Zoe frowned. "So you think this body was already here? But it's still my face on it..." Did she just have some doppelganger-self in this world? What did that imply?

He shrugged. "Who can say? I've heard theories about the transmigration of souls, but it's not, shall we say, a topic that lends itself to empirical study."

The sphinx-girl laughed at that. "Yeah, I guess. But if that's how it works, getting back home should just be a problem of returning the soul to the correct body, right?" She frowned; then again, Jon had disappeared entirely, and there was no reason to assume that her own body hadn't vanished from reality just as completely. Were her parents and Mikey just as unaware that she had existed?

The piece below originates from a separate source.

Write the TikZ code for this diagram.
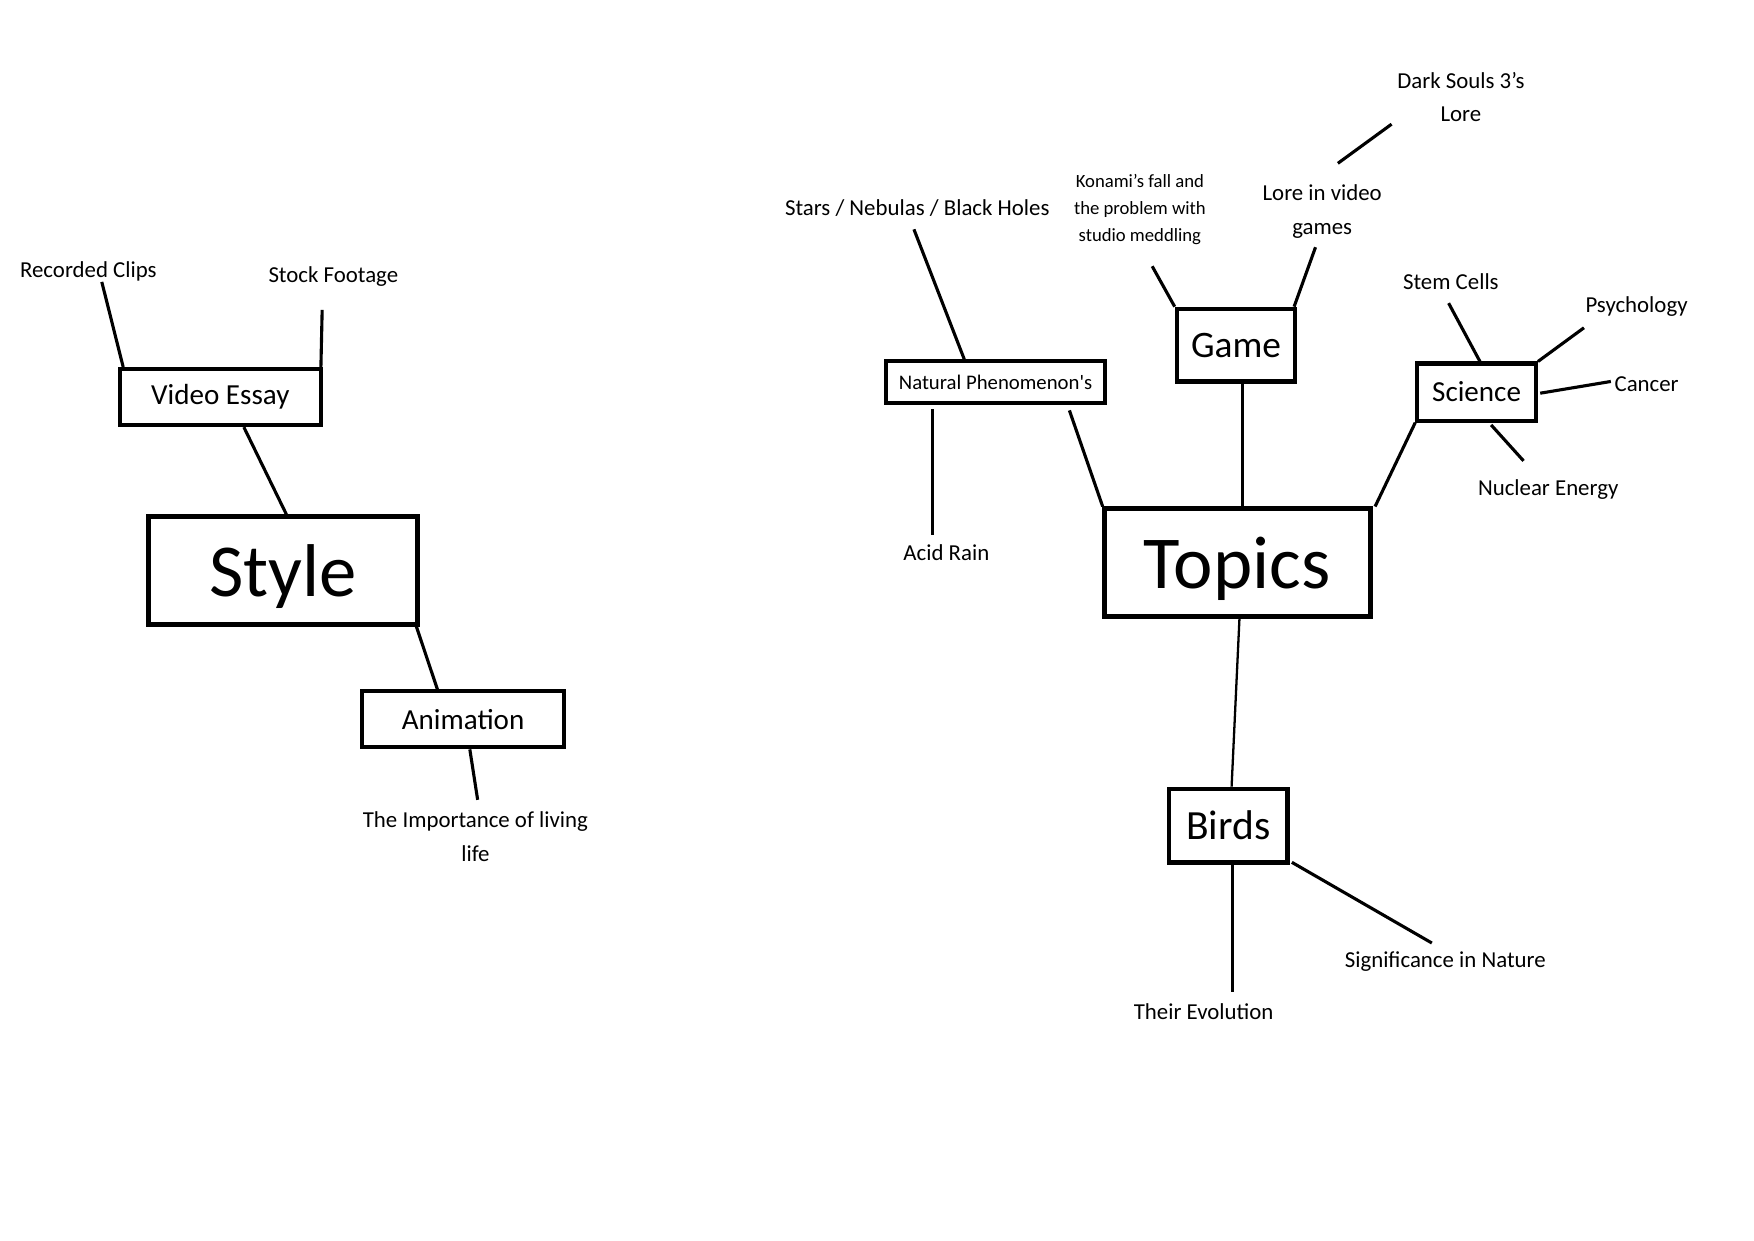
\documentclass[tikz,border=0pt]{standalone}
\usepackage{fontspec}
\setmainfont{Carlito}
\usetikzlibrary{calc}
\tikzset{
  bigbox/.style={draw=black, line width=2.4pt, inner sep=0pt, minimum height=1.818cm, text depth=0pt, font=\fontsize{36}{43}\selectfont},
  box/.style={draw=black, line width=2pt, inner sep=0pt, font=\fontsize{14}{17}\selectfont},
  lbl/.style={align=center, inner sep=0pt, font=\fontsize{11}{16}\selectfont},
  smalllbl/.style={align=center, inner sep=0pt, font=\fontsize{9}{13}\selectfont},
  link/.style={line width=1.5pt}
}

\begin{document}
\begin{tikzpicture}[x=0.018941cm, y=-0.018941cm]
\useasboundingbox (0,0) rectangle (1568,1109);
% left map
\node[bigbox, minimum width=4.546cm] (style) at (253,510) {Style};
\node[box, minimum width=3.409cm, minimum height=0.947cm] (vessay) at (197,355) {Video Essay};
\node[box, minimum width=3.409cm, minimum height=0.947cm] (anim) at (414,643) {Animation};
\node[lbl] (rclips) at (79,243) {Recorded Clips};
\node[lbl] (stock) at (298,247) {Stock Footage};
\node[lbl] (living) at (425,748) {The Importance of living\\life};
\draw[link] ($(rclips)+(12,9)$) -- ($(vessay.north west)+(5,0)$);
\draw[link] ($(stock)+(-10,30)$) -- ($(vessay.north east)+(-2,0)$);
\draw[link] ($(vessay.south)+(21,0)$) -- ($(style.north)+(3,0)$);
\draw[link] ($(style.south east)+(-3,0)$) -- ($(anim.north)+(-23,0)$);
\draw[link] ($(anim.south)+(6,0)$) -- ($(living)+(2,-33)$);
% right map
\node[bigbox, minimum width=4.508cm] (topics) at (1106,503) {Topics};
\node[box, minimum width=3.712cm, minimum height=0.701cm, text depth=0pt, font=\fontsize{10}{12}\selectfont] (natphen) at (890,341.5) {Natural Phenomenon\textquotesingle s};
\node[box, minimum width=2.008cm, minimum height=1.231cm, font=\fontsize{18}{22}\selectfont] (game) at (1105,308.5) {Game};
\node[box, minimum width=2.008cm, minimum height=0.966cm] (science) at (1320,350.5) {Science};
\node[box, minimum width=2.008cm, minimum height=1.25cm, font=\fontsize{20}{24}\selectfont] (birds) at (1098,738) {Birds};
\node[lbl] (stars) at (820,186) {Stars / Nebulas / Black Holes};
\node[lbl] (acid) at (846,494) {Acid Rain};
\node[smalllbl] (konami) at (1019,187) {Konami’s fall and\\the problem with\\studio meddling};
\node[lbl] (lore) at (1182,189) {Lore in video\\games};
\node[lbl] (dsouls) at (1306,87) {Dark Souls 3’s\\Lore};
\node[lbl] (stem) at (1297,252) {Stem Cells};
\node[lbl] (psych) at (1463,274) {Psychology};
\node[lbl] (cancer) at (1472,343) {Cancer};
\node[lbl] (nuclear) at (1384,438) {Nuclear Energy};
\node[lbl] (signif) at (1292,860) {Significance in Nature};
\node[lbl] (evol) at (1076,904) {Their Evolution};
\draw[link] ($(stars)+(-3,19)$) -- ($(natphen.north)+(-28,0)$);
\draw[link] ($(natphen.south)+(-56,4)$) -- ($(acid)+(-12,-16)$);
\draw[link] ($(natphen.south)+(66,5)$) -- ($(topics.north west)+(1,0)$);
\draw[link] ($(konami)+(11,51)$) -- (game.north west);
\draw[link] ($(lore)+(-6,32)$) -- ($(game.north east)+(-3,0)$);
\draw[link] ($(lore)+(14,-43)$) -- ($(dsouls)+(-62,24)$);
\draw[link] ($(game.south)+(6,0)$) -- ($(topics.north)+(5,0)$);
\draw[link] (science.south west) -- ($(topics.north east)+(2,0)$);
\draw[link] ($(stem)+(-2,19)$) -- ($(science.north)+(3,0)$);
\draw[link] ($(psych)+(-47,19)$) -- (science.north east);
\draw[link] ($(cancer)+(-32,-2)$) -- ($(science.east)+(2,1)$);
\draw[link] ($(nuclear)+(-22,-26)$) -- ($(science.south)+(13,2)$);
\draw[link, line width=1.1pt] ($(topics.south)+(2,0)$) -- ($(birds.north)+(3,0)$);
\draw[link] ($(birds.south)+(4,0)$) -- ($(evol)+(26,-17)$);
\draw[link] ($(birds.south east)+(2,-2)$) -- ($(signif)+(-12,-17)$);
\end{tikzpicture}
\end{document}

Callie exited the bathroom, cringing and blushing furiously. That...was...mortifying. Ordinarily it would've been kinda cool to see what this strange moon-city had to offer, and the thing in the bathroom here was much fancier than what the inn had, but she'd been too busy trying to...trying to figure out how it worked now that she was a...a girl...to pay much attention to the marvels around her.

It was weird...too weird...the way not having the familiar parts there to direct made her feel such a loss of control...and it was only made worse by the fact that the thing she'd spent weeks teasing Peter about had happened to her instead. If she ever got back home, she'd never hear the end of it...!

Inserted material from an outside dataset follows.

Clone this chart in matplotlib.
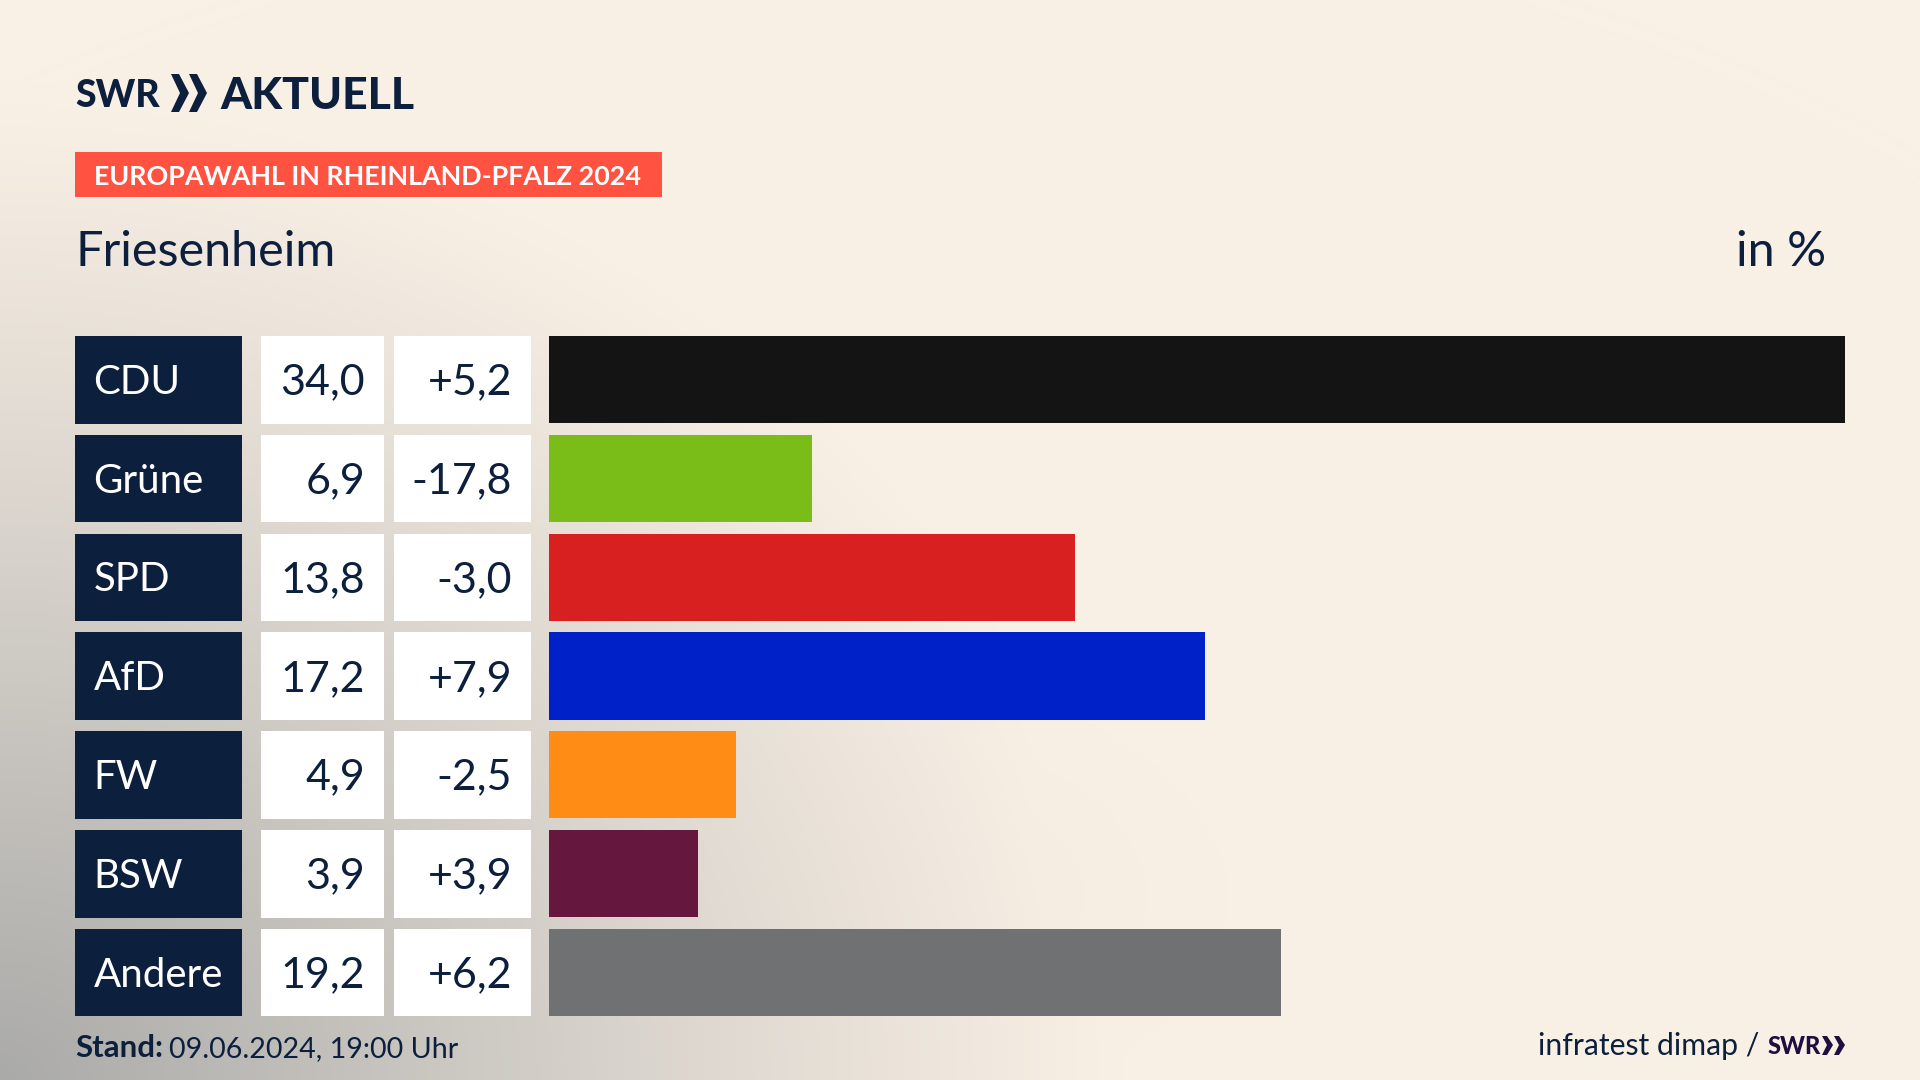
import numpy as np
import matplotlib
matplotlib.use("Agg")
import matplotlib.pyplot as plt
from matplotlib.patches import Rectangle, Polygon

parties = ["CDU", "Grüne", "SPD", "AfD", "FW", "BSW", "Andere"]
shares = [34.0, 6.9, 13.8, 17.2, 4.9, 3.9, 19.2]
changes = ["+5,2", "-17,8", "-3,0", "+7,9", "-2,5", "+3,9", "+6,2"]
colors = ["#141414", "#7ABD19", "#D7201F", "#0020C8", "#FF8C14", "#66173D", "#707173"]

NAVY = "#0C1F3D"
plt.rcParams["font.family"] = ["Lato", "DejaVu Sans"]

W, H = 1920, 1080
fig = plt.figure(figsize=(W / 100, H / 100), dpi=100)

# full-figure axes in pixel coordinates for background and furniture
bg = fig.add_axes([0, 0, 1, 1])
bg.set_xlim(0, W)
bg.set_ylim(H, 0)
bg.axis("off")

xx, yy = np.meshgrid(np.linspace(0, W, 480), np.linspace(0, H, 270))
cream = np.array([250, 241, 230]) / 255
grey = np.array([170, 170, 168]) / 255
t = np.clip(1 - np.sqrt((xx / 1150) ** 2 + ((H - yy) / 1000) ** 2), 0, 1) ** 1.1
t = np.maximum(t, 0.08 * np.exp(-(((xx - 900) / 260) ** 2 + ((yy - 900) / 170) ** 2)))
img = cream[None, None, :] * (1 - t[..., None]) + grey[None, None, :] * t[..., None]
bg.imshow(img, extent=(0, W, H, 0), aspect="auto", zorder=0)

# bars, with row slots matching the table cells
row_top, row_bottom = 336, 1016
pitch = 98.83
cell_h = 87.5
pad = (pitch - cell_h) / 2
ax = fig.add_axes([549 / W, 1 - (row_bottom + pad) / H, (1845 - 549) / W, (row_bottom - row_top + 2 * pad) / H])
ax.patch.set_alpha(0)
ax.barh(range(len(parties)), shares, height=cell_h / pitch, color=colors)
ax.set_xlim(0, 34.0)
ax.set_ylim(len(parties) - 0.5, -0.5)
ax.axis("off")

for i, party in enumerate(parties):
    top = row_top + i * pitch
    mid = top + cell_h / 2
    bg.add_patch(Rectangle((75, top), 167, cell_h, color=NAVY, lw=0, zorder=2))
    bg.add_patch(Rectangle((261, top), 123, cell_h, color="white", lw=0, zorder=2))
    bg.add_patch(Rectangle((394, top), 137, cell_h, color="white", lw=0, zorder=2))
    bg.text(93.5, mid - 1, party, color="white", fontsize=29, va="center_baseline", zorder=3)
    bg.text(365, mid - 1, f"{shares[i]:.1f}".replace(".", ","), color=NAVY, fontsize=31,
            ha="right", va="center_baseline", zorder=3)
    bg.text(512, mid - 1, changes[i], color=NAVY, fontsize=31, ha="right",
            va="center_baseline", zorder=3)

# logo
bg.text(75, 107, "SWR", color=NAVY, fontsize=27, fontweight="black", va="baseline", zorder=3)
for x0 in (171, 189):
    bg.add_patch(Polygon([(x0, 74), (x0 + 8, 74), (x0 + 18, 93), (x0 + 8, 112), (x0, 112), (x0 + 9, 93)],
                         color=NAVY, lw=0, zorder=3))
bg.text(220, 109, "AKTUELL", color=NAVY, fontsize=32, fontweight="black", va="baseline", zorder=3)

# header
bg.add_patch(Rectangle((75, 152), 587, 45, color="#FF5240", lw=0, zorder=2))
bg.text(94, 175, "EUROPAWAHL IN RHEINLAND-PFALZ 2024", color="white", fontsize=19.4,
        fontweight="bold", va="center_baseline", zorder=3)
bg.text(76, 248, "Friesenheim", color=NAVY, fontsize=35, va="center_baseline", zorder=3)
bg.text(1826, 248, "in %", color=NAVY, fontsize=35, ha="right", va="center_baseline", zorder=3)

# footer
bg.text(75, 1057, "Stand:", color=NAVY, fontsize=22.5, fontweight="bold", zorder=3)
bg.text(169, 1057, "09.06.2024, 19:00 Uhr", color=NAVY, fontsize=20.6, zorder=3)
bg.text(1759, 1055, "infratest dimap /", color=NAVY, fontsize=21.7, ha="right", zorder=3)
bg.text(1768, 1054, "SWR", color="#1F0F40", fontsize=17, fontweight="black", zorder=3)
for x0 in (1822, 1834):
    bg.add_patch(Polygon([(x0, 1036), (x0 + 5, 1036), (x0 + 11, 1045), (x0 + 5, 1055), (x0, 1055), (x0 + 5, 1045)],
                         color="#1F0F40", lw=0, zorder=3))

fig.savefig("out.png", dpi=100)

If she ever got back home...

Sighing, she reentered the room that had been assigned to her and leapt up on top of the strange bubble-bed. No matter how heavy her heart, she felt so light doing that, almost like she could simply hang at the top of that arc forever if she wanted...but she didn't want to, not right now. She sank into the bed, feeling surrounded and a little comforted by the softness of it; it wasn't warm and enveloping like her mother's embrace had been, but it was soothing nonetheless.

The floating screen that had shown her all those sights and sounds was nearby, but she didn't feel like watching it; instead, she stared up at the ceiling, which opened onto the night sky like the dome in the reception area did. She stared out at the stars; at times, she felt like she could almost hear that sound that had drawn her here, while the little star-shaped baubles at the end of these strange antennae that had grown out of her head bobbed and danced just at the top of her field of view, framed by purple bangs. I miss you, Mom, she thought. I thought you were out here in the stars...I dreamed it...I wish you were.

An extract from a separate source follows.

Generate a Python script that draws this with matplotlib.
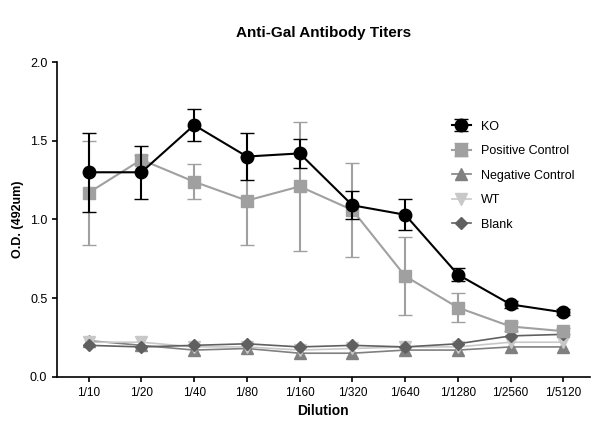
import numpy as np
import matplotlib.pyplot as plt

dilutions = ['1/10', '1/20', '1/40', '1/80', '1/160', '1/320', '1/640', '1/1280', '1/2560', '1/5120']
ko = [1.30, 1.30, 1.60, 1.40, 1.42, 1.09, 1.03, 0.65, 0.46, 0.41]
ko_err = [0.25, 0.17, 0.10, 0.15, 0.09, 0.09, 0.10, 0.04, 0.02, 0.02]
pos = [1.17, 1.38, 1.24, 1.12, 1.21, 1.06, 0.64, 0.44, 0.32, 0.29]
pos_err = [0.33, 0.03, 0.11, 0.28, 0.41, 0.30, 0.25, 0.09, 0.03, 0.02]
neg = [0.23, 0.20, 0.17, 0.18, 0.15, 0.15, 0.17, 0.17, 0.19, 0.19]
wt = [0.22, 0.22, 0.19, 0.19, 0.17, 0.18, 0.19, 0.19, 0.22, 0.22]
blank = [0.20, 0.19, 0.20, 0.21, 0.19, 0.20, 0.19, 0.21, 0.26, 0.27]

x = np.arange(len(dilutions))
plt.rcParams['font.family'] = ['Liberation Sans', 'DejaVu Sans']
fig = plt.figure(figsize=(6, 4.47), dpi=100)
ax = fig.add_axes([0.095, 0.157, 0.888, 0.704])

h_pos = ax.errorbar(x, pos, yerr=pos_err, color='#a0a0a0', marker='s', ms=9, lw=1.5,
                    capsize=5, zorder=2)
h_ko = ax.errorbar(x, ko, yerr=ko_err, color='black', marker='o', ms=9, lw=1.5,
                   mfc='black', capsize=5, zorder=3)
h_neg, = ax.plot(x, neg, color='#808080', marker='^', ms=8, lw=1.2)
h_wt, = ax.plot(x, wt, color='#c8c8c8', marker='v', ms=8, lw=1.2)
h_bl, = ax.plot(x, blank, color='#606060', marker='D', ms=6, lw=1.2)

ax.legend([h_ko, h_pos, h_neg, h_wt, h_bl],
          ['KO', 'Positive Control', 'Negative Control', 'WT', 'Blank'],
          frameon=False, loc='upper left', bbox_to_anchor=(0.72, 0.85),
          fontsize=9, labelspacing=1.0, handlelength=1.5)

ax.set_xticks(x)
ax.set_xticklabels(dilutions, fontsize=8.5)
ax.set_xlim(-0.6, 9.5)
ax.set_ylim(0, 2.0)
ax.set_yticks([0, 0.5, 1.0, 1.5, 2.0])
ax.set_yticklabels(['0.0', '0.5', '1.0', '1.5', '2.0'], fontsize=9)
ax.tick_params(direction='out', width=1.2)
ax.spines['top'].set_visible(False)
ax.spines['right'].set_visible(False)
ax.spines['left'].set_linewidth(1.2)
ax.spines['bottom'].set_linewidth(1.2)
ax.set_xlabel('Dilution', fontsize=10, fontweight='bold')
ax.set_ylabel('O.D. (492um)', fontsize=9, fontweight='bold')
ax.set_title('Anti-Gal Antibody Titers', fontsize=11, fontweight='bold', pad=18)

fig.savefig('out.png', dpi=100)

Down at floor level, the door opened and she heard the strange machine-woman enter. "I have been sent to check up on you," came the rustling, ringing metallic voice. "We felt that it would be beneficial for you to review some of the health education for girls your age, in view of your unfamiliarity with normal anatomical development."

"Don't wanna," Callie muttered. The last thing she wanted right now was to have to learn about girls' bodies - she'd had enough of that in the bathroom. And she was in no mood to play along with their games anymore, not after what had happened to her.

I-5483113 considered this. Analysis had concluded that in light of the child's apparent acclimation to her abnormally-developed state, education would be required to help her adjust now that her body had been corrected. However, it seemed obvious that her delicate emotional state was, at the moment, a more pressing concern; there would be time enough for this when she was less upset. It was still concerning - according to the monitors, the oviduct had finished forming several hours ago, shortly before the development of the external organs, and given the apparent head start on physical maturation that the treatment had induced, it was certain that it would activate sometime within the next orbital cycle. That could be a difficult experience even when the girl child was prepared for it. But...she had been far too emotionally unstable earlier for it to be worth pressing the matter right this minute.

"Very well," the clockwork girl replied. "Do you require anything else?"

"No. Go'way."

I-5483113 nodded and withdrew, the door shutting behind her as the lights in the room dimmed. Callie was left to herself, with only the stars for company.